Search code examples
c++regexc++11standards-complianceautosar

Autosar standard-compilant way to use regex


I need to parse URI-like string. This URI is specific to the project and corresponds to "scheme://path/to/file", where path should be a syntactically correct path to file from filesystem point of view. For this purpose std::regex was used with pattern R"(^(r[o|w])\:\/\/(((?!\$|\~|\.{2,}|\/$).)+)$)".

It works fine but code analyzer complies that it is not compliant as $ character is not belong to the C++ Language Standard basic source character set:

AUTOSAR C++14 A2-3-1 (Required) Only those characters specified in the C++ Language Standard basic source character set shall be used in the source code.

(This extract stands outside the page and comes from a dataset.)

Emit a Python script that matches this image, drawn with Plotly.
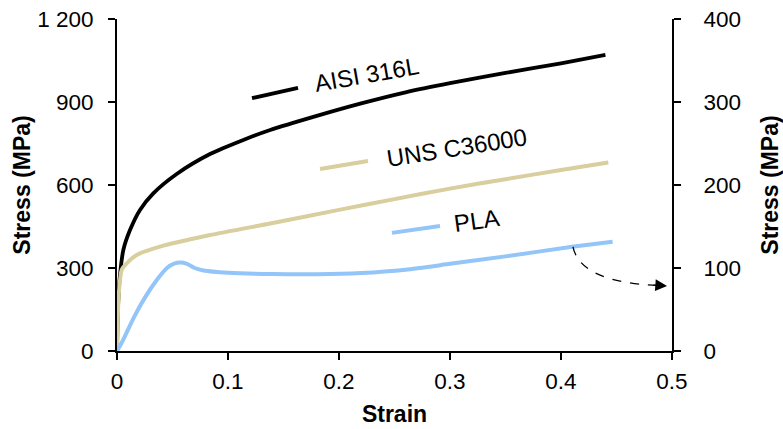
import plotly.graph_objects as go

# Engineering stress-strain curves
strain_316l = [0, 0.0006, 0.0015, 0.0027, 0.0057, 0.0117, 0.0207, 0.0327, 0.0538, 0.0838,
               0.1138, 0.138, 0.18, 0.22, 0.26, 0.30, 0.35, 0.40, 0.44]
stress_316l = [0, 120, 210, 275, 365, 437, 510, 570, 640, 712,
               763, 799, 850, 895, 935, 968, 1005, 1040, 1070]

strain_c36000 = [0, 0.0015, 0.0042, 0.0087, 0.0177, 0.0387, 0.0838, 0.138,
                 0.20, 0.25, 0.30, 0.35, 0.40, 0.4426]
stress_c36000 = [0, 200, 293, 317, 347, 377, 419, 461,
                 510, 549, 587, 621, 654, 681]

strain_pla = [0, 0.005, 0.015, 0.025, 0.035, 0.045, 0.052, 0.057, 0.063, 0.07,
              0.078, 0.10, 0.14, 0.18, 0.22, 0.26, 0.30, 0.35, 0.41, 0.4465]
stress_pla = [0, 12, 40, 64, 84, 100, 105.5, 106.5, 105, 100,
              97, 94.3, 92.7, 92.5, 94, 98, 105, 114, 125.5, 131.7]

left_ticks = [0, 300, 600, 900, 1200]
left_ticktext = ["0", "300", "600", "900", "1 200"]
right_ticks = [0, 100, 200, 300, 400]
x_ticks = [0, 0.1, 0.2, 0.3, 0.4, 0.5]
x_ticktext = ["0", "0.1", "0.2", "0.3", "0.4", "0.5"]

C_316L = "#000000"
C_BRASS = "#D8CE9E"
C_PLA = "#93C5F8"
FONT = "Liberation Sans, Arial, sans-serif"

fig = go.Figure()
fig.add_trace(go.Scatter(x=strain_316l, y=stress_316l, mode="lines", name="AISI 316L",
                         line=dict(color=C_316L, width=3.8, shape="spline", smoothing=0.7)))
fig.add_trace(go.Scatter(x=strain_c36000, y=stress_c36000, mode="lines", name="UNS C36000",
                         line=dict(color=C_BRASS, width=4, shape="spline", smoothing=0.6)))
fig.add_trace(go.Scatter(x=strain_pla, y=stress_pla, mode="lines", name="PLA", yaxis="y2",
                         line=dict(color=C_PLA, width=4, shape="spline", smoothing=0.6)))

# Inline labels: short line sample followed by rotated text
legend_items = [
    ("AISI 316L", C_316L, 3.8, (0.1216, 914), (0.1631, 951), (0.2252, 998), -10),
    ("UNS C36000", C_BRASS, 4, (0.1829, 658), (0.2261, 687), (0.3063, 737), -9),
    ("PLA", C_PLA, 4, (0.2477, 427), (0.291, 452), (0.3243, 470), -8),
]
shapes = []
annotations = []
for text, col, w, p0, p1, c, ang in legend_items:
    shapes.append(dict(type="line", xref="x", yref="y", x0=p0[0], y0=p0[1], x1=p1[0], y1=p1[1],
                       line=dict(color=col, width=w)))
    annotations.append(dict(x=c[0], y=c[1], xref="x", yref="y", text=text, showarrow=False,
                            textangle=ang, font=dict(family=FONT, size=24, color="#000")))

# Dashed pointer from the PLA curve to the secondary axis
shapes.append(dict(type="path", xref="x", yref="y",
                   path="M 0.4108 376.5 Q 0.4171 249 0.488 236.5",
                   line=dict(color="#000", width=1.3, dash="dash")))
annotations.append(dict(x=0.4955, y=235, xref="x", yref="y", ax=-15, ay=-1, text="",
                        showarrow=True, arrowhead=2, arrowsize=1.8, arrowwidth=1.3,
                        arrowcolor="#000"))

axis_common = dict(showline=True, linecolor="#000", linewidth=2, ticks="outside",
                   ticklen=7, tickwidth=2, tickcolor="#000", showgrid=False, zeroline=False,
                   automargin=False,
                   tickfont=dict(family=FONT, size=22.5, color="#000"))

title_font = dict(family=FONT, size=23, color="#000")

fig.update_layout(
    width=783, height=429,
    margin=dict(l=117, r=111, t=19, b=78, autoexpand=False),
    paper_bgcolor="white", plot_bgcolor="white",
    showlegend=False,
    shapes=shapes, annotations=annotations,
    xaxis=dict(range=[0, 0.5], tickvals=x_ticks, ticktext=x_ticktext,
               title=dict(text="<b>Strain</b>", font=title_font, standoff=13),
               ticklabelstandoff=2,
               **axis_common),
    yaxis=dict(range=[0, 1200], tickvals=left_ticks, ticktext=left_ticktext,
               title=dict(text="<b>Stress (MPa)</b>", font=title_font, standoff=0),
               ticklabelstandoff=10,
               **axis_common),
    yaxis2=dict(range=[0, 400], tickvals=right_ticks, overlaying="y", side="right",
                anchor="x",
                title=dict(text="<b>Stress (MPa)</b>", font=title_font, standoff=23),
                ticklabelstandoff=18,
                **axis_common),
)

fig.write_html("out.html")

Exception to this rule (according to Autosar Guidelines):

It is permitted to use other characters inside the text of a wide string and a UTF-8 encoded string literal.

wchar_t is prohibited by other rule, although it works with UTF-8 string (but it looks ugly and unreadable in the code, also I'm afraid it is not safe).

Could someone help me with workaround or std::regex here is not the best solution, then what would be better?

Are any other drawbacks of using UTF-8 string literal?

P.S. I need $ to be sure (on parsing phase) that path is not a directory and that it is not contain none of /../, ~, $ , so I can't just skip it.


Solution

  • I feel like making the code worse for the sake of satisfying an analyser is counterproductive and most likely violates the spirit of the guidelines, so I'm intentionally ignoring ways to address the problem that would involve building the regex string in a convoluted manner, since what you did is the best way to build such a regex string.

    Could someone help me with workaround or std::regex here is not the best solution, then what would be better?

    Option A: Write a simple validation function:

    I'm actually surprised that such strict guidelines even allow regexes in the first place. They are notoriously hard to audit, debug, and maintain.

    You could easily express the same logic with actual code, which would not only satisfy the analyser, but be more aligned with the spirit of the guidelines. On top of that it'll compile faster and probably run faster as well.

    Something along these rough lines, based on a cursory reading of your regex. (please don't just use this without running it through a battery of tests, I sure didn't):

    bool check_and_remove_path_prefix(std::string_view& path) {
      constexpr std::array<std::string_view, 2> valid_prefixes = { 
        R"(ro://)", 
        R"(rw://)"
      };
    
      for(auto p: valid_prefixes) {
        if(path.starts_with(p)) {
          path.remove_prefix(p.size());
          return true;
        }
      }
      return false;
    }
    
    bool is_valid_path_elem_char(char c) {
      // This matches your regex, but is probably wrong, as it will accept a bunch of control characters.
      // N.B. \x24 is the dollar sign character
      return c != '~' && c != '\x24' && c != '\r' && c != '\n';
    }
     
    bool is_valid_path(std::string_view path) {
      if(!check_and_remove_path_prefix(path)) { return false; }
    
      char prev_c = '\0';
      bool current_segment_empty = true;
      for(char c : path) {
        // Disallow two or more consecutive periods
        if( c == '.' && prev_c == '.') { return false; }
    
        // Disallow empty segments
        if(c == '/') {
          if(current_segment_empty) { return false; }
          current_segment_empty = true;
        }
        else {
          if(!is_valid_path_elem_char(c)) { return false; }
          current_segment_empty = false;
        }
        
        prev_c = c;
      }
    
      return !current_segment_empty;
    }
    

    Option B: Don't bother with the check

    It's hard from our point of view to determine whether that option is in the cards or not for you, but for every intent and purpose, the distinction between a badly formed path and a well-formed path that does not point to a valid file is moot.

    So just use the path as if it's valid, you should be handling the errors that would result from a badly formed path anyways.